I'm sorry, but you seem to willfully ignore that part, otherwise you would not reiterate the same argument. Attack his definition problem if that is what bothers you instead of jumping to such crass statements that, frankly, make no sense. When a time frame is quite clearly given, it is pointless to counter with arguments quite outside that time frame.
The Corinthian wrote: » The first problem is he has not defined this faculty properly to any reasonable level of satisfaction.
The Corinthian wrote: » That's all very well, except he originally did not include this condition when he defined his position.
I have wilfully reiterated a demand that he keep a consistent definition, all that I have ignored is when he as attempted to shift emphasis elsewhere, away from this glaring flaw. What you are now doing is, in effect, criticizing me because I am still looking "at the man behind the curtain".
Perhaps you can define this 'faculty' for us? At least then we could discuss it's merits rather than something that seems to change in every post.
F.A. wrote: » How is that relevant? I have quite clearly stated that he has made it plain obvious NOW. I wasn't referring to his original post alone. When I discuss something with somebody and they are not quite clear, I allow them to become more specific.
No, I am merely asking for people not to keep repeating mute points but to move on in this discussion by actually taking in what's long been answered.
I am no scientist, nor was I the one coming up with the concept of this faculty. I therefore fail to see how and why I should define it.
F.A. wrote: » Erm, Corinthian, please do not start the same strategy with me. I have time and again referred to the 16-week deadline for abortion which you amongst others entirely ignore when coming up with counterarguments about people suffering mental damage in accidents.
I refer you to my first post on the subject where I quoted you and showed how utterly pointless that question is.
As for me defining any faculty, no, I cannot do this nor am I willing to attempt to. As I've said, I am open to see where this goes, and a more refined definition is among the things I'm eager to hear from nozz.
But how is he supposed to take posters seriously and go into more depth on that when he is constantly pestered with the same old nonsense questions? How is the discussion to go forward if you don't allow nozz to become specific?
What was answered? "So someone who, through an accident, becomes severely mentally handicapped, should not posses these rights?" Nozz's answer being, as I have pointed out repeatedly at this stage: Of course they should possess these rights since they are past the 16 weeks in pregnancy!
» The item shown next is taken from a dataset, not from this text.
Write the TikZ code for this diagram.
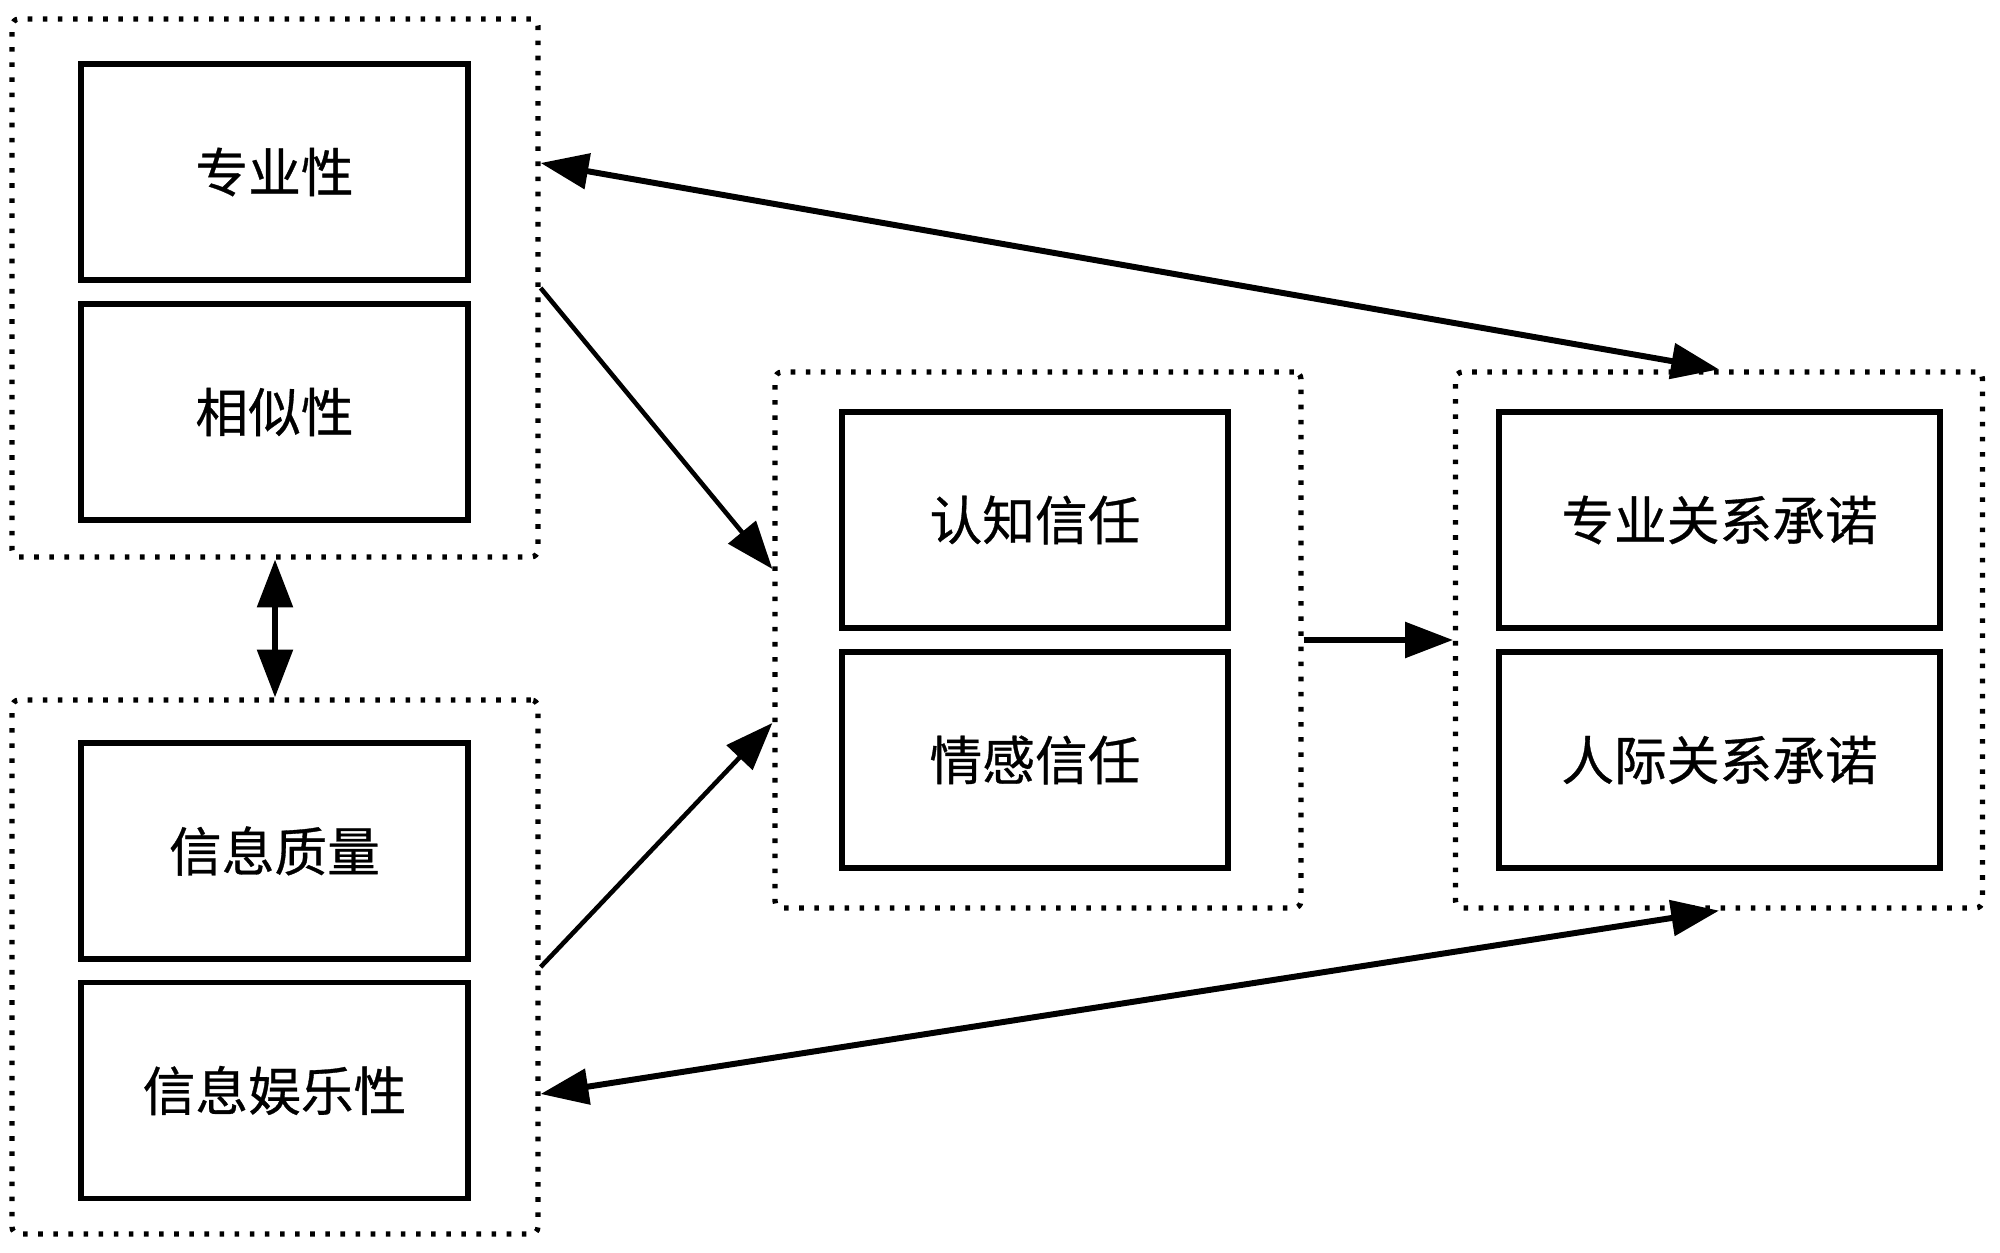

1) Nozz has CLEARLY stated that the rights REMAIN after the faculty is there - according to him, after 16 weeks. Anything to do with the time after these 16 weeks is therefore irrelevant, so please stop bringing it up. It makes you (as in whoever does bring it up) look silly.
2) This faculty is intriguing but not fully defined. As discussions go, people expect further specification.
If you honestly cannot see my point at this stage, then this discussion with you will never achieve much. I cannot make this any simpler and will not attempt to.
sold wrote: » Abortion is a sin, you are killing an innocent life.
sold wrote: » Abortion is a sin, you are killing an innocent life. All the posts on sterilsing the poor, allowing the poor to have abortions as a means to stop crimes is the road for taking human out of Humanity. The person has an inherant dignaty that needs to respected. A person begins her/she life during the moment of conception and thus should be protected from conception. This is not my religous point of view, its my human point of view.
Wicknight wrote: » The next question is how do you define exactly what is the valuable part, which seems to be where this discussion is running into trouble. And that is a very difficult question, and why I (as I think nozzferrahhtoo is saying) would air on the side of caution and reduce the age to when no higher brain functions are present in the fetus.